I think through it all, that’s how we’ve helped Drew. We’ve let him know that we’re sad and miss Austin, but also let him know he was safe and loved and had good things ahead. He has asked many times about him, and always said he misses him.

It’s now been four years, and our explanations have changes yet remained truthful. Drew now knows that we truly don’t know where he is and truly don’t know if we’ll ever find him. At 8, Drew has now lived longer without Austin than with him. But he remembers him, even tonight saw something that reminded him of Austin and he said he missed him. What sweet joy to be reminded that Austin was loved and is missed, even by someone that I’m not sure truly remembers him.

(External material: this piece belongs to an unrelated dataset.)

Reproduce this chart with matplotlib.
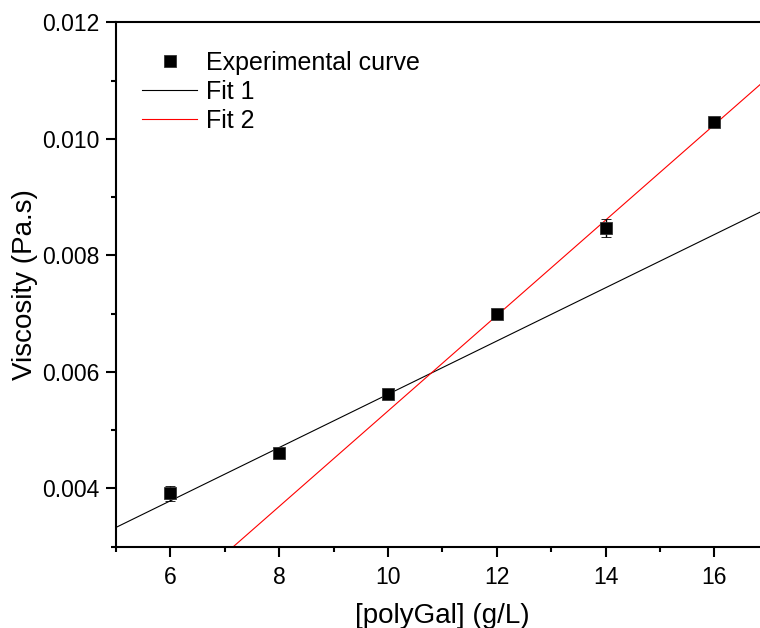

I don’t yet know exactly what we’ll tell Ben about the uncle he never knew. But I know we’ll make sure he knows the level of truth he can understand, and that he’s loved and safe too. And we won’t pretend we’re not missing part of our family, won’t pretend there isn’t grief.

And I pray that as they grow, they’ll never pretend things are okay when they aren’t, but will be able to also find the joy in the midst of any circumstance they face. And if they remember Austin, that would make me smile too.